Jim Conning, managing director of Royal Mail Data Services, sees a simple reason for this: “Even if data and marketing teams do work in harmony, they often find legacy systems thwart their good intentions. For 37.6 per cent of respondents to our 2016 study, legacy systems present the biggest challenge to collecting, managing and using customer data. As one delegate pointed out, this responsibility extends throughout the business from CRM systems to the organisation’s mobile web site, to make sure it is easy for users to enter their data.”
Relying on manual data entry by customers, especially on small-screen devices, without embedding validation routines is a path to poor quality data. Yet despite the problems it can cause, only 44 per cent of companies automatically check the addresses which their customers provide via a web site. Downstream from that data collection point, a whole range of problems can emerge which not only impact on the business, they also directly affect the customer experience.
Where duplicate records for one customer get created and are not merged, marketing can end up treating one record as a potential new customer and offering a product which has already been bought, for example. Or it could be that the customer calls to enquire how to use the service she has signed up for, only to be treated by the agent as a prospect. The impact on Cx is significant and contributes to that lost revenue.
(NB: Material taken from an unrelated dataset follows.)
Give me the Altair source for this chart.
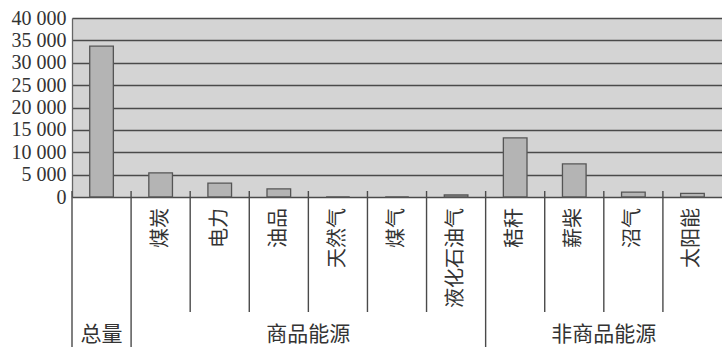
import altair as alt
import pandas as pd

categories = ["总量", "煤炭", "电力", "油品", "天然气", "煤气", "液化石油气", "秸秆", "薪柴", "沼气", "太阳能"]
values = [33700, 5400, 3100, 1800, 0, 0, 450, 13200, 7400, 1100, 800]
groups = ["总量", "商品能源", "非商品能源"]
group_start = [0, 1, 7]
group_end = [1, 7, 11]
full_boundaries = [0, 1, 7]
short_boundaries = [2, 3, 4, 5, 6, 8, 9, 10]
y_ticks = [0, 5000, 10000, 15000, 20000, 25000, 30000, 35000, 40000]

n = len(categories)
df = pd.DataFrame({"cat": categories, "value": values, "i": list(range(n))})
df["x0"] = df["i"] + 0.3
df["x1"] = df["i"] + 0.7
df["xc"] = df["i"] + 0.5
df["base"] = 0
lab = df[df["i"] > 0]

gdf = pd.DataFrame({"g": groups, "s": group_start, "e": group_end})
gdf["xc"] = (gdf["s"] + gdf["e"]) / 2

fb = pd.DataFrame({"b": full_boundaries})
sb = pd.DataFrame({"b": short_boundaries})

xscale = alt.Scale(domain=[0, n], nice=False, zero=False)
yscale = alt.Scale(domain=[0, 40000], nice=False)

CJK = "Noto Sans CJK SC"
LINE = "#4a4a4a"

bars = alt.Chart(df).mark_rect(fill="#b4b4b4", stroke="#555555", strokeWidth=1.3).encode(
    x=alt.X("x0:Q", scale=xscale,
            axis=alt.Axis(title=None, labels=False, ticks=False, grid=False,
                          domain=True, domainColor=LINE, domainWidth=1.5)),
    x2="x1:Q",
    y=alt.Y("value:Q", scale=yscale,
            axis=alt.Axis(title=None, values=y_ticks, grid=True, gridColor=LINE,
                          gridWidth=1.6, ticks=False, domain=True, domainColor="#666666",
                          domainWidth=1.3, labelFont="Liberation Serif", labelFontSize=20,
                          labelColor="#333333", labelPadding=6,
                          labelExpr="replace(format(datum.value, ','), ',', ' ')")),
    y2="base:Q",
)

full_rules = alt.Chart(fb).mark_rule(color=LINE, strokeWidth=1.4).encode(
    x=alt.X("b:Q", scale=xscale, axis=None),
    y=alt.value(173),
    y2=alt.value(329),
)
short_rules = alt.Chart(sb).mark_rule(color=LINE, strokeWidth=1.4).encode(
    x=alt.X("b:Q", scale=xscale, axis=None),
    y=alt.value(173),
    y2=alt.value(294),
)

cat_text = alt.Chart(lab).mark_text(
    font=CJK, fontSize=20, angle=270, baseline="middle", align="right",
    color="#333333"
).encode(
    x=alt.X("xc:Q", scale=xscale, axis=None),
    y=alt.value(190),
    text="cat:N",
)

grp_text = alt.Chart(gdf).mark_text(
    font=CJK, fontSize=21, baseline="middle", align="center", color="#333333"
).encode(
    x=alt.X("xc:Q", scale=xscale, axis=None),
    y=alt.value(317),
    text="g:N",
)

chart = alt.layer(bars, full_rules, short_rules, cat_text, grp_text).properties(
    width=650, height=179,
    padding={"left": 72, "top": 18, "right": 0, "bottom": 150},
    autosize="none",
    background="white",
).configure_view(fill="#d4d4d4", strokeWidth=0)

chart.save("out.html", embed_options={"renderer": "svg", "actions": False})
Critically, all of these problems can be resolved and most are avoidable using mature, sustainable and highly cost-effective data management techniques. From using an outsourced service provider to run customer data matches through to validating and enhancing against third party, permissioned and compliant data, there are multiple options available. With a positive return on investment and improved Cx, it’s time marketing took the 6 per cent solution.